Хлебников снимал комнату где-то у чёрта на куличках именовавшихся чем-то вроде каменноостровских Песков. Я помню, как искал его жилище, помню, что был пронзительный и для москвича необыкновенно сырой холод, так что всё время приходилось держать платок у носа. У автора «Смехачей» телефона не оказалось, и я пришёл не предупредив. Его не было дома, я просил передать, что зайду завтра утром, и на следующий день, тридцатого декабря тринадцатого года, я с утра заявился к нему и принёс с собой для него специально заготовленное собрание выписок, сделанных мною в библиотеке Румянцевского музея, из разных сборников заклинаний – заумные и полузаумные. Часть была извлечена из сборника Сахарова – бесовские песни, заговоры и вдобавок детские считалки и присказки. Хлебников с пристальным вниманием стал немедленно всё это рассматривать и вскоре использовал эти выписки в поэме «Ночь в Галиции», где русалки «читают Сахарова»32.

Между тем вошёл Кручёных. Он принёс из типографии первые, только что отпечатанные экземпляры «Рява»33. Автор вручил мне один из них, надписав: «В. Хлебников Установившему родство с Солнцевыми девами и Лысой горой Роману О. Якобсону в знак будущих Сеч». Это относилось, объяснял он, и к словесным сечам будетлянским, и к кровавым боям ратным.

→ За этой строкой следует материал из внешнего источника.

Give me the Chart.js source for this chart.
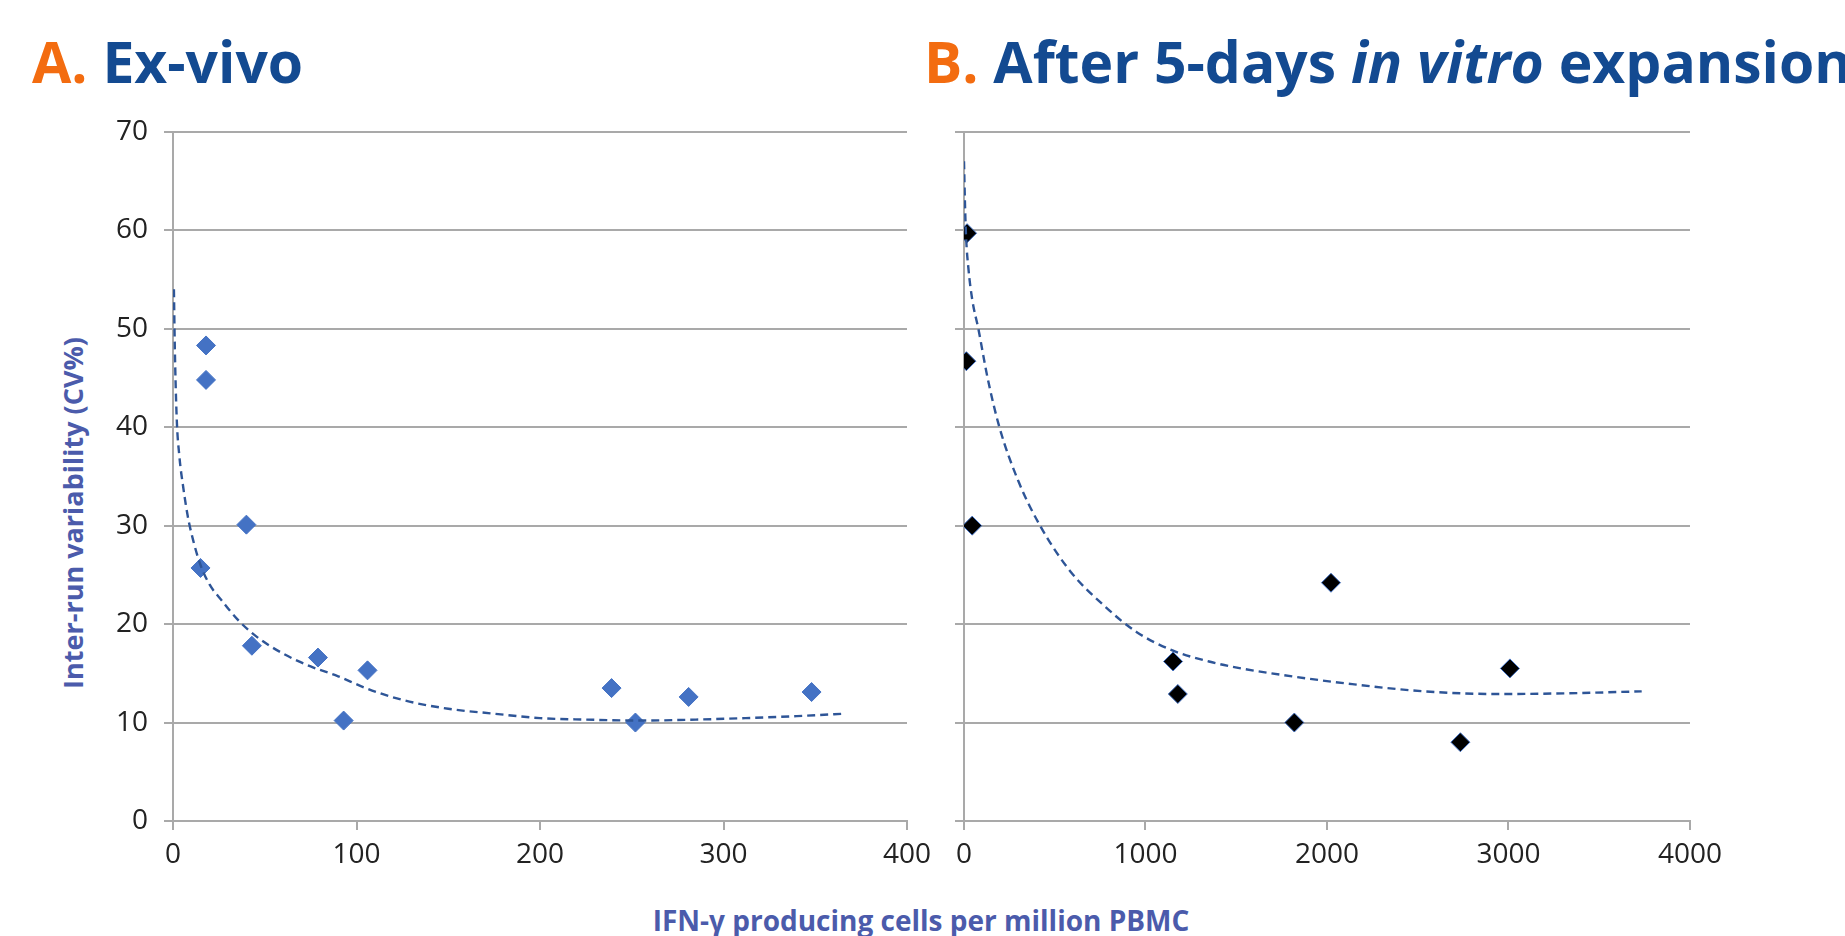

Таково было его посвящение.

Я спешил поделиться с Хлебниковым своими скороспелыми размышлениями о слове как таковом и о звуке речи как таковом, то есть основе заумной поэзии. Откликом на эти беседы с ним, а вскоре и с Кручёных, был их совместный манифест «Буква как таковая»34.

На вопрос мой, поставленный напрямик, каких русских поэтов он любит, Хлебников отвечал: «Грибоедова и Алексея Толстого». Это очень понятно, если вспомнить такие стихи, как «Маркиза Дезес» и «Семеро». На вопрос о Тютчеве последовал хвалебный, но без горячности, отзыв.